Tortious Interference with Contracts
The trial court dismissed plaintiff’s tortious interference with contracts claim based on Rule 10.03 of the Tennessee Rules of Civil Procedure. Rule 10.03 essentially states that when a claim is based on a written instrument such as a contract, that contract should be attached to the complaint, except in certain listed circumstances. Here, defendants argued that plaintiff’s claims were based on its contracts with the seller of the land and the two potential purchasers of the 30-acre tract, but that it failed to attach these contracts to the complaint.
The Court of Appeals agreed that Rule 10.03 applied to this case, and agreed with the trial court that dismissal could be a proper sanction for failure to comply with Rule 10. Plaintiff asserted, though, that it “included averments in its complaint to meet the bare minimum requirements” of Rule 10.03. While addressing this argument put forth by plaintiff, the Court of Appeals actually determined that plaintiff had failed to state a cause of action for tortious interference with its contracts because it did not address the elements of the claim within the allegations of the complaint. In the complaint, plaintiff did “not allege the Defendants were aware of its contract with Mr. Murphy. Further, [plaintiff] fails to specify how the Defendants’ acts were the proximate cause of the breach, as it must to state a claim for tortious interference with its contracts.” The dismissal of the interference with contracts claim was thus affirmed, although on different grounds than the trial court’s dismissal.
Attorneys’ Fees & Timeliness of Appeal
Finally, the Court addressed the trial court’s award of attorneys’ fees to defendants and the timeliness of plaintiff’s appeal.

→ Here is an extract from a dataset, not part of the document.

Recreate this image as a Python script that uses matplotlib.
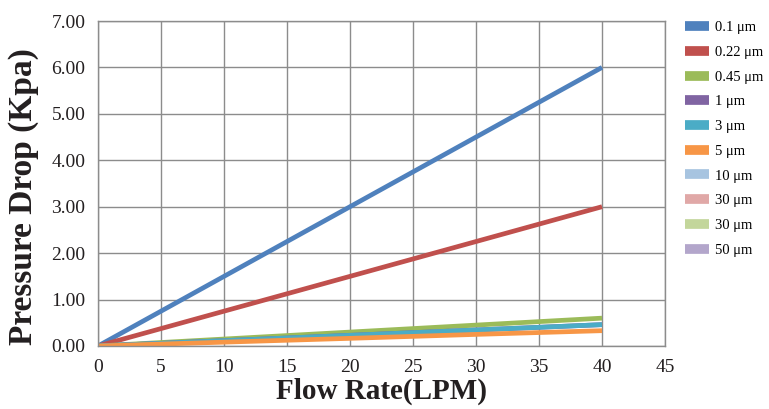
import matplotlib
matplotlib.use("Agg")
import matplotlib.pyplot as plt
from matplotlib.lines import Line2D

flow = [0, 10, 20, 30, 40]
labels = ["0.1 μm", "0.22 μm", "0.45 μm", "1 μm", "3 μm", "5 μm", "10 μm", "30 μm", "30 μm", "50 μm"]
colors = ["#4F81BD", "#C0504D", "#9BBB59", "#8064A2", "#4BACC6", "#F79646",
          "#A7C4E0", "#E0A8A7", "#C3D69B", "#B3A6CB"]
p_01 = [0, 1.5, 3.0, 4.5, 6.0]
p_022 = [0, 0.75, 1.5, 2.25, 3.0]
p_045 = [0, 0.15, 0.30, 0.45, 0.60]
p_1 = [0, 0.115, 0.23, 0.345, 0.46]
p_3 = [0, 0.115, 0.23, 0.345, 0.46]
p_5 = [0, 0.083, 0.165, 0.25, 0.33]
p_10 = []
p_30a = []
p_30b = []
p_50 = []
series = [p_01, p_022, p_045, p_1, p_3, p_5, p_10, p_30a, p_30b, p_50]

plt.rcParams['font.family'] = ['Liberation Serif', 'DejaVu Serif']

fig = plt.figure(figsize=(7.69, 4.09), dpi=100)
ax = fig.add_axes([98/769, 1 - 346/409, (665-98)/769, (346-21)/409])

handles = []
for y, c, lab in zip(series, colors, labels):
    xs = flow[:len(y)]
    ax.plot(xs, y, color=c, lw=3.4, solid_capstyle='butt')
    handles.append(Line2D([], [], color=c, lw=7, solid_capstyle='butt'))

ax.set_xlim(0, 45)
ax.set_ylim(0, 7)
ax.set_xticks(range(0, 46, 5))
ax.set_yticks([i for i in range(8)])
ax.set_yticklabels([f"{i:.2f}" for i in range(8)])
ax.grid(True, color="#8c8c8c", lw=1.0)
ax.set_axisbelow(True)
for s in ax.spines.values():
    s.set_color("#8c8c8c")
    s.set_linewidth(1.0)
ax.tick_params(length=0, labelsize=14, colors="#231f20", pad=9)

ax.set_xlabel("Flow Rate(LPM)", fontsize=21, fontweight='bold', color="#231f20", va='center')
ax.xaxis.set_label_coords(0.5, -0.14)
ax.set_ylabel("Pressure Drop (Kpa)", fontsize=24, fontweight='bold', color="#231f20", va='center')
ax.yaxis.set_label_coords(-0.132, 0.46)

fig.legend(handles, labels, loc='upper left', bbox_to_anchor=(685/769, 1 - 21/409),
           frameon=False, fontsize=10.5, handlelength=1.65, labelspacing=0.79,
           handletextpad=0.4, borderaxespad=0, borderpad=0)

fig.savefig("out.png", dpi=100)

Regarding fees, the trial court had awarded defendants’ attorneys’ fees under Tenn. Code Ann. § 4-21-1003(c), which provides civil immunity and judicial privilege to individuals in certain circumstances. The Court of Appeals overturned this grant of fees, noting that “none of the Defendants in this case has prevailed on any claim of immunity, which is required before an award of fees and costs can be granted under this statute.” Further, the Court pointed out that plaintiff alleged Defendants knew statements were false when they were made, which would have taken them out of the purview of this statute, and that judicial privilege is only available when a plaintiff is suing for defamation, which was not the claim in this matter.
The final issue here was whether plaintiff’s appeal was timely. Plaintiff had filed a motion to alter or amend with the trial court under Rule 59, and based its appeal schedule on the court’s denial of that motion. Defendants argued, though, that this motion was really one for reconsideration, which is not permitted in Tennessee, and that the appeal was therefore not timely. The Court of Appeals ruled that plaintiff’s motion was permitted and its appeal was timely, as plaintiff
did not raise any issue for the first time its motion to alter or amend, nor did it ‘simply ask the trial court to change its mind and accept the Plaintiff’s argument…’ Rather, [plaintiff] properly moved the trial court to address what it considered to be a clear error of law and/or injustice, thereby providing the trial court with an opportunity to correct any errors before its judgment became final and avoiding an unnecessary appeal.
Having considered all the issues at play here, the Court reversed the award of attorneys’ fees and reversed the dismissal of the intentional interference with business relationships and civil conspiracy claims.
This case contains a few nuggets worthy of mention. First, we do not see too many cases on intentional interference with business relationships, so it is always interesting when one comes along. Here, the Court of Appeals decided a key holding regarding these claims—that an existing contractual relationship with a third party does not necessarily bar a claim for interference with business relationships with that same third party. A second important takeaway here is that Rule 10.03 was found to apply to a claim for tortious interference with contracts. If you are filing such a claim, then, you need to consider your obligations under 10.03 and which documents should be attached to your complaint.